··· SUPPLIED INFORMATION ···

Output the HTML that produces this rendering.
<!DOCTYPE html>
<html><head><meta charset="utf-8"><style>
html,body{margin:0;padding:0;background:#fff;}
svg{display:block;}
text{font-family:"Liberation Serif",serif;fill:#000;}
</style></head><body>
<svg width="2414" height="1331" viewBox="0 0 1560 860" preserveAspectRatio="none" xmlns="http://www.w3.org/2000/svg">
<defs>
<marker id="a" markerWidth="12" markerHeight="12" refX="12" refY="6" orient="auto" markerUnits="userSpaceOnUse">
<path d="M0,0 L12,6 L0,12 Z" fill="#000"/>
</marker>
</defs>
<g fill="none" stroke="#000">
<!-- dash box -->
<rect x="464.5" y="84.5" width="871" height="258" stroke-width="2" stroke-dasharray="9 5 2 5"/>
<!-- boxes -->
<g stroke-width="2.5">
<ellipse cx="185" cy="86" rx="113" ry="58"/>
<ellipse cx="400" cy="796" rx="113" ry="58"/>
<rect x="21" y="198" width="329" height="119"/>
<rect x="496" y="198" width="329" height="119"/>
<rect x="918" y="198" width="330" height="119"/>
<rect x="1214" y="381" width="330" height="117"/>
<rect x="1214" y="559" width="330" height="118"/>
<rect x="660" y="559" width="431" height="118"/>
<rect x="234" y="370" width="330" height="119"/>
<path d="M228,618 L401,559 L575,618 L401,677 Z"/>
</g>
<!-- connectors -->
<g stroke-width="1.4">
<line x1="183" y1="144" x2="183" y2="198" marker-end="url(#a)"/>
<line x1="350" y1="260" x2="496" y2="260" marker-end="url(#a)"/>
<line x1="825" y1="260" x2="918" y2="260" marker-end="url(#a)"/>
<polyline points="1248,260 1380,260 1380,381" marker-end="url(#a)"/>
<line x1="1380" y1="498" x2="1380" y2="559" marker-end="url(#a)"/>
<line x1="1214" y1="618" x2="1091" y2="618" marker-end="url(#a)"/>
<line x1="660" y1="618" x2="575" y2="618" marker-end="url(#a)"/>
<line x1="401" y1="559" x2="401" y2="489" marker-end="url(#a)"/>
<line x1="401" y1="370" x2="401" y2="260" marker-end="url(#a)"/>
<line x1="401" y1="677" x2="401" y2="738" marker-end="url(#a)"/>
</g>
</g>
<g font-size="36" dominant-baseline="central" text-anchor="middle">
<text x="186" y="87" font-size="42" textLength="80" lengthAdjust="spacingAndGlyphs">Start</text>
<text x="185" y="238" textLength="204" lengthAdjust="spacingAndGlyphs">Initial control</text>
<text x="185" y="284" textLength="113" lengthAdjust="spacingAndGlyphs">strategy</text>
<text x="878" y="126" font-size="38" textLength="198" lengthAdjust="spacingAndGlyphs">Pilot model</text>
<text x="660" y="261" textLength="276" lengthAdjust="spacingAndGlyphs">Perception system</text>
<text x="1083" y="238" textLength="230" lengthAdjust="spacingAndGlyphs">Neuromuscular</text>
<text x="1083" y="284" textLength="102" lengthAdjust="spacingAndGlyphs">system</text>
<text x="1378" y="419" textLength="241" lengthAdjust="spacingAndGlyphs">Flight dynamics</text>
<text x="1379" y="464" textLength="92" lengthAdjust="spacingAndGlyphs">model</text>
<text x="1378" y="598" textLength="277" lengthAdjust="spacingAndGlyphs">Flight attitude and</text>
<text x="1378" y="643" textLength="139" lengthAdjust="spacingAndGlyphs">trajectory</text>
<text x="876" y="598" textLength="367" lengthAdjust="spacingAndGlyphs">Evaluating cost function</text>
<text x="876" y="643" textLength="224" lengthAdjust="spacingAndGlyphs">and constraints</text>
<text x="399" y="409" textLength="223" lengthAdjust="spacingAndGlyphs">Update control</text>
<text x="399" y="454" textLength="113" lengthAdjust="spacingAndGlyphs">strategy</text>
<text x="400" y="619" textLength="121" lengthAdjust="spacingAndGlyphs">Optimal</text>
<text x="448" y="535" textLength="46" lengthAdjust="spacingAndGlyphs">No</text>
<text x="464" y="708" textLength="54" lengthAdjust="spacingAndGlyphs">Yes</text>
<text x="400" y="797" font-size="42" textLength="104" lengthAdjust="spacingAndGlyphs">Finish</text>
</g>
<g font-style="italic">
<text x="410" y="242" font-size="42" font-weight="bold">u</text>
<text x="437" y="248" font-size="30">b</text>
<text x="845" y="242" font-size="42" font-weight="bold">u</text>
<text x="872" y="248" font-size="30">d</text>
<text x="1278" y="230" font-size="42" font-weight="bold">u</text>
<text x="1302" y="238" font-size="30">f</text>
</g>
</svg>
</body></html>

···

REQUIREMENT:
Each line above must be printed exactly as it appears.

COMPLETE OUTPUT:
Output the HTML that produces this rendering.
<!DOCTYPE html>
<html><head><meta charset="utf-8"><style>
html,body{margin:0;padding:0;background:#fff;}
svg{display:block;}
text{font-family:"Liberation Serif",serif;fill:#000;}
</style></head><body>
<svg width="2414" height="1331" viewBox="0 0 1560 860" preserveAspectRatio="none" xmlns="http://www.w3.org/2000/svg">
<defs>
<marker id="a" markerWidth="12" markerHeight="12" refX="12" refY="6" orient="auto" markerUnits="userSpaceOnUse">
<path d="M0,0 L12,6 L0,12 Z" fill="#000"/>
</marker>
</defs>
<g fill="none" stroke="#000">
<!-- dash box -->
<rect x="464.5" y="84.5" width="871" height="258" stroke-width="2" stroke-dasharray="9 5 2 5"/>
<!-- boxes -->
<g stroke-width="2.5">
<ellipse cx="185" cy="86" rx="113" ry="58"/>
<ellipse cx="400" cy="796" rx="113" ry="58"/>
<rect x="21" y="198" width="329" height="119"/>
<rect x="496" y="198" width="329" height="119"/>
<rect x="918" y="198" width="330" height="119"/>
<rect x="1214" y="381" width="330" height="117"/>
<rect x="1214" y="559" width="330" height="118"/>
<rect x="660" y="559" width="431" height="118"/>
<rect x="234" y="370" width="330" height="119"/>
<path d="M228,618 L401,559 L575,618 L401,677 Z"/>
</g>
<!-- connectors -->
<g stroke-width="1.4">
<line x1="183" y1="144" x2="183" y2="198" marker-end="url(#a)"/>
<line x1="350" y1="260" x2="496" y2="260" marker-end="url(#a)"/>
<line x1="825" y1="260" x2="918" y2="260" marker-end="url(#a)"/>
<polyline points="1248,260 1380,260 1380,381" marker-end="url(#a)"/>
<line x1="1380" y1="498" x2="1380" y2="559" marker-end="url(#a)"/>
<line x1="1214" y1="618" x2="1091" y2="618" marker-end="url(#a)"/>
<line x1="660" y1="618" x2="575" y2="618" marker-end="url(#a)"/>
<line x1="401" y1="559" x2="401" y2="489" marker-end="url(#a)"/>
<line x1="401" y1="370" x2="401" y2="260" marker-end="url(#a)"/>
<line x1="401" y1="677" x2="401" y2="738" marker-end="url(#a)"/>
</g>
</g>
<g font-size="36" dominant-baseline="central" text-anchor="middle">
<text x="186" y="87" font-size="42" textLength="80" lengthAdjust="spacingAndGlyphs">Start</text>
<text x="185" y="238" textLength="204" lengthAdjust="spacingAndGlyphs">Initial control</text>
<text x="185" y="284" textLength="113" lengthAdjust="spacingAndGlyphs">strategy</text>
<text x="878" y="126" font-size="38" textLength="198" lengthAdjust="spacingAndGlyphs">Pilot model</text>
<text x="660" y="261" textLength="276" lengthAdjust="spacingAndGlyphs">Perception system</text>
<text x="1083" y="238" textLength="230" lengthAdjust="spacingAndGlyphs">Neuromuscular</text>
<text x="1083" y="284" textLength="102" lengthAdjust="spacingAndGlyphs">system</text>
<text x="1378" y="419" textLength="241" lengthAdjust="spacingAndGlyphs">Flight dynamics</text>
<text x="1379" y="464" textLength="92" lengthAdjust="spacingAndGlyphs">model</text>
<text x="1378" y="598" textLength="277" lengthAdjust="spacingAndGlyphs">Flight attitude and</text>
<text x="1378" y="643" textLength="139" lengthAdjust="spacingAndGlyphs">trajectory</text>
<text x="876" y="598" textLength="367" lengthAdjust="spacingAndGlyphs">Evaluating cost function</text>
<text x="876" y="643" textLength="224" lengthAdjust="spacingAndGlyphs">and constraints</text>
<text x="399" y="409" textLength="223" lengthAdjust="spacingAndGlyphs">Update control</text>
<text x="399" y="454" textLength="113" lengthAdjust="spacingAndGlyphs">strategy</text>
<text x="400" y="619" textLength="121" lengthAdjust="spacingAndGlyphs">Optimal</text>
<text x="448" y="535" textLength="46" lengthAdjust="spacingAndGlyphs">No</text>
<text x="464" y="708" textLength="54" lengthAdjust="spacingAndGlyphs">Yes</text>
<text x="400" y="797" font-size="42" textLength="104" lengthAdjust="spacingAndGlyphs">Finish</text>
</g>
<g font-style="italic">
<text x="410" y="242" font-size="42" font-weight="bold">u</text>
<text x="437" y="248" font-size="30">b</text>
<text x="845" y="242" font-size="42" font-weight="bold">u</text>
<text x="872" y="248" font-size="30">d</text>
<text x="1278" y="230" font-size="42" font-weight="bold">u</text>
<text x="1302" y="238" font-size="30">f</text>
</g>
</svg>
</body></html>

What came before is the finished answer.